Woolworths Sunday Roast Inspired Dinner

Roasted chicken and veg are not just for Sundays.

Serves: 4
Time: 45 minutes
Recipe by: Clem Pedro 


For the pickled beetroot

1kg beetroot, washed
2-3 cups vinegar
100g sugar
4 bay leaves
10 whole peppercorns
4 cloves garlic
1 dried red chilli

For the glazed carrots

1kg carrots, peeled, topped and cut in half lengthways
2T butter
1T olive oil
2T honey
1/2 lemon, juiced
Salt and freshly ground black pepper
Fresh parsley to garnish

For the butternut mash

1kg butternut, peeled and cubed
2T butter
Salt and freshly ground black pepper to taste

For the crispy onions

1kg onions, thinly sliced
2 cups buttermilk
4T peri peri sauce, or chilli sauce
Salt and freshly ground black pepper to taste
2 cups Flour, lightly seasoned with salt and pepper
Oil for deep frying

Serve with

Woolies rotisserie chicken
Woolies chicken gravy



For the pickled beetroot:  Add the beetroot to a pot with cold water and a pinch of salt. Place over a medium heat and cook until the beetroot are tender but not too soft. Depending on the size of the beets this might take 35 -40 minutes.

While the beets are cooking prepare you pickling liquid by heating together the vinegar, sugar, bay leaves, peppercorns garlic and dried chilli by placing it in a pot over a medium heat. Stir until the sugar has dissolved then take off the heat.
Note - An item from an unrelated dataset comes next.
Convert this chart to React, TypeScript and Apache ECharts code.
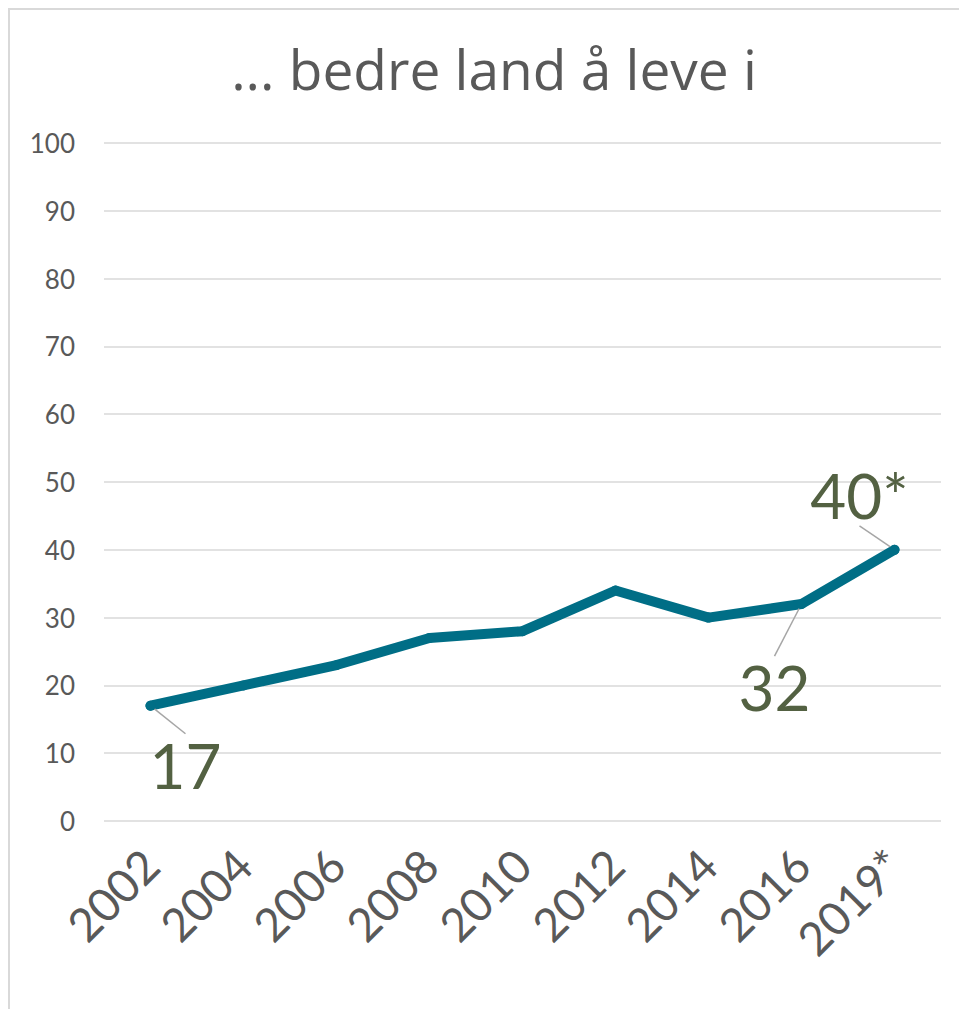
import React, { useEffect, useRef } from "react";
import * as echarts from "echarts";

const titleText = "... bedre land å leve i";
const years = ["2002", "2004", "2006", "2008", "2010", "2012", "2014", "2016", "2019*"];
const values = [17, 20, 23, 27, 28, 34, 30, 32, 40];
const labelTexts: Record<number, string> = { 0: "17", 7: "32", 8: "40*" };
const labelShift: Record<number, [number, number]> = { 0: [35, 59], 7: [-27, 83], 8: [-35, -55] };
const labelPad: Record<number, number[]> = { 0: [22, 0, 0, 0], 7: [22, 0, 0, 0], 8: [0, 0, 18, 0] };
const yMin = 0;
const yMax = 100;
const yStep = 10;

export default function App() {
  const ref = useRef<HTMLDivElement>(null);
  useEffect(() => {
    if (!ref.current) return;
    const chart = echarts.init(ref.current, undefined, { renderer: "svg" });
    chart.setOption({
      animation: false,
      backgroundColor: "#ffffff",
      title: {
        text: titleText,
        left: 479,
        textAlign: "center",
        top: 26,
        textStyle: { fontFamily: "Open Sans", fontSize: 55, fontWeight: "normal", color: "#595959" },
      },
      grid: { left: 94, right: 18, top: 133, bottom: 188, containLabel: false },
      xAxis: {
        type: "category",
        data: years,
        boundaryGap: true,
        axisLine: { show: false },
        axisTick: { show: false },
        axisLabel: {
          rotate: 45,
          margin: 36,
          interval: 0,
          fontFamily: "Lato",
          fontSize: 46,
          color: "#595959",
        },
      },
      yAxis: {
        type: "value",
        min: yMin,
        max: yMax,
        interval: yStep,
        axisLine: { show: false },
        axisTick: { show: false },
        axisLabel: { margin: 29, fontFamily: "Lato", fontSize: 26, color: "#595959" },
        splitLine: { lineStyle: { color: "#d9d9d9", width: 1.5 } },
      },
      series: [
        {
          type: "line",
          data: values.map((v, i) => ({
            value: v,
            label: labelTexts[i]
              ? {
                  show: true,
                  position: "inside",
                  formatter: labelTexts[i],
                  fontFamily: "Lato",
                  fontSize: 62,
                  color: "#536142",
                  padding: labelPad[i],
                }
              : { show: false },
            labelLine: labelTexts[i] ? { show: true } : { show: false },
          })),
          symbol: "circle",
          symbolSize: 10,
          showSymbol: true,
          itemStyle: { color: "#006E86" },
          lineStyle: { color: "#006E86", width: 10, cap: "round", join: "round" },
          labelLine: { show: true, lineStyle: { color: "#a6a6a6", width: 1.5 } },
          labelLayout: (p: any) => {
            const s = labelShift[p.dataIndex];
            return s ? { dx: s[0], dy: s[1] } : {};
          },
          z: 3,
        },
      ],
    });
    return () => chart.dispose();
  }, []);
  return (
    <div
      style={{
        position: "fixed",
        left: 8,
        top: 8,
        width: 1000,
        height: 1050,
        boxSizing: "border-box",
        borderTop: "2px solid #d9d9d9",
        borderLeft: "2px solid #d9d9d9",
        overflow: "hidden",
        background: "#ffffff",
      }}
    >
      <div ref={ref} style={{ width: 949, height: 999 }} />
    </div>
  );
}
Once the beets are just cool enough to handle, rub off the skins and cut into any shape you’d prefer. Place in a jar that has an airtight fitting lid. Pour over the pickling liquid, filling as much of the jar as possible before covering with the lid and allowing the beets to pickle, it’ll be best to do this the day before serving.

For the glazed carrots: add carrots to some lightly salted water and cook over a medium heat until the carrots become tender.
Heat the butter and honey together in a pan over a medium heat. When the butter stopped bubbling add your carrots and cook until the honey begins to glaze the carrots.
Add some seasoning and finish with a squeeze of lemon before tossing through the freshly chopped parsley.

For the butternut mash: Add your butternut chunks to a microwave safe bowl with a little water and cook until the butternut is completely tender. Depending on your microwave strength this would most likely take 10 minutes.

Drain off any excess water before adding the butter, salt and pepper and mashing until smooth.

For the crispy onions: heat oil for deep frying

Combine your buttermilk, peri peri sauce, salt and freshly ground black pepper. Add your onion rings and coat well. Shake off any excess buttermilk before dipping the onions in the seasoned flour. Press down gently to ensure the onion is well coated before giving it a gentle shake.
Set aside while coating the remaining onion rings,

Add your floured onion rings to the oil in batches. Allow them to gently fry before turning over and cooking the other side making sure the onions are evenly golden and crisp.

Place the golden onion rings on absorbent kitchen paper and season lightly with salt.

Serve your sides with Woolies rotisserie chicken and prepared Woolies chicken gravy.